This ended up a lot more rambling that I’d hoped. I can do a tl;dr later
We use and talk about records a lot in libraries; we use records to manage metadata, to create logical chunks of information, often related by being about the same thing. Examples include: authorities, bibliographic records and borrower information.
Even though it’s a prevalent metaphor in database technology, the record as a base unit pre-dates the computer age and belongs to the time of the catalogue card. In common parlance, a record is a (relatively) complete written account of something, and this fits in well with all aspects of the library and database usage.
A record assumes that it includes everything that is necessary to know about the thing that is described. In the library sense, we would like to think that our formats include all of the relevant data for the use cases we have for the data (FRBR’s FISO tasks) and in the closed world of the database, the record includes everything that is known.
Given an open-world assumption, the record is a construct that we will struggle with; the record can be one of two things: the set of all known things or the set of known things that appear to be true according to certain criteria.
In the latter case, criteria used to derive the set can be many things, but they might typically said to be things that can be logically inferred — using the capabilities of RDF or external constraints. A problem of using RDF constraints means accepting that the set of statements might not be complete, however, one might — in a non-linked data reality — assume a closed world for the sake of the constraints. I’m quite sure that this is not an aim of most people working with RDF in libraries as the values embodied in linked data appear more important than the use of RDF technology per se.
It might appeal to view the set of known things as one limited to “our things”. There is a clear risk that this constructs a closed world as we view only certain sources as true; there is an even clearer risk that because there is a single source valid information (“us”) we create a schema simply by creating uniform representations of data — the processing algorithm or input forms create a uniform shape for data.
It seems that the record is very hard to kill.
One of the things that has become apparent to me over time is that named graphs have something of the record about them — we create logical groups of assertions about something by putting them in the same named graph; we can then make statements about or query the named graph and know that this is in some way restricts the scope of our query and description to a particular set of assertions.
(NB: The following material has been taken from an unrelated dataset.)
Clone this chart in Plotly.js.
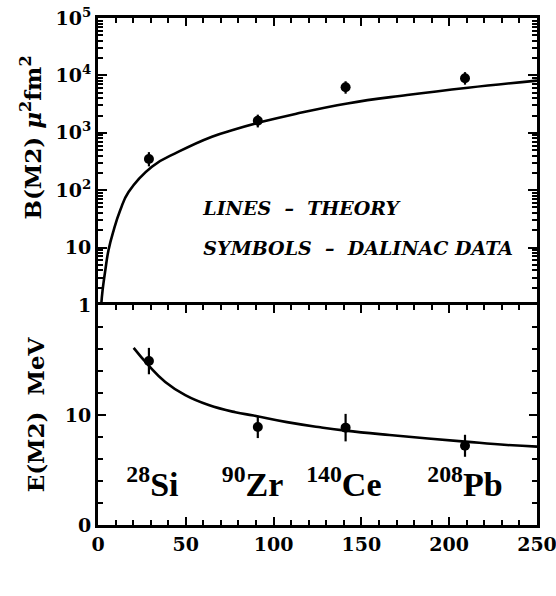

At the same time, this approach is informed about the open world assumption and we therefore avoid an intrinsic schema-ization of our data.
I note that a lot of approaches (c.f. BIBFRAME) to getting library data into linked data is clearly schema-oriented, providing methods of (re-)structuring records to standardized templates (called different things, but seemingly designed for portable bijective mapping between systems). I’m sure there are arguments that the open world is maintained, because having a minimal set of data-terms and shapes that are defined as canonical does not exclude the inclusion of other things as well, but that, I think is missing the point: the defined set of possibilities sloughs off everything else, the data has limited scope for assertion types and we basically define records in a specific syntax.
In broaching this problem, I’m currently at a place where I view the assertion as the basic unit of description, and the assertions in our local knowledge base form the extent of our knowledge. Making this work in an open way is difficult, but it pans out in a way that I think is interesting.
In terms of cataloguing (our current issue), I’m aware that there is a desire to catalogue by record; a entry form with lots of fields that forms the basic template for description of items. Hit the button, send all the assertions we have made, creating a full record and validating it according to our standards on the way. Viewing the assertion as a basic unit entails that we need to treat each assertion atomically; a confusing prospect in a world governed by concepts like rules for what is complete cataloguing and difficult to reconcile with a world where systems expect data to have an explicit, known structure.
It’s especially difficult in cases where a single action in a form results in greater than or less than one assertion.
The technical difficulties are, however, overcomable; what seems less overcomable is the challenge for cataloguing — if I submit a single triple, is the thing I’m describing catalogued? It’s very easy to fall into this kind of handwringing anguish; overcoming the problem should be an exercise in pragmatism.
In order for a thing that has been described to work with the systems we’re developing, then it would be good if certain things are present (creator, title, date of creation, etc.), but if they aren’t, we accept that and give what we have. We don’t assume things, we simply give what we have (in this way, absence of an author means simply that there is no data known to us about the author, which differs from an explicit assertion about there being no author).
The burn comes when one considers not the viewing of the data, but the input. Conceptually, we simply allow parts to be added, but make suggestions about what should be added. This weak formulation agrees, I think, with the experience of cataloguers: a rule is subject to many exceptions.
Similarly, I fully expect validation to be atomic; each assertion should be tested as it is added, but the integrity of all the data about a thing in our knowledge base as a whole should be subject only to the open-world assumption (i.e. not validated).
Why do I think this will work? Because I know cataloguers are more likely to go the extra mile rather than shirk responsibility; I also know of no way of formulating rules that will work for everything and that we need not even try because we can create systems that can eat what they get.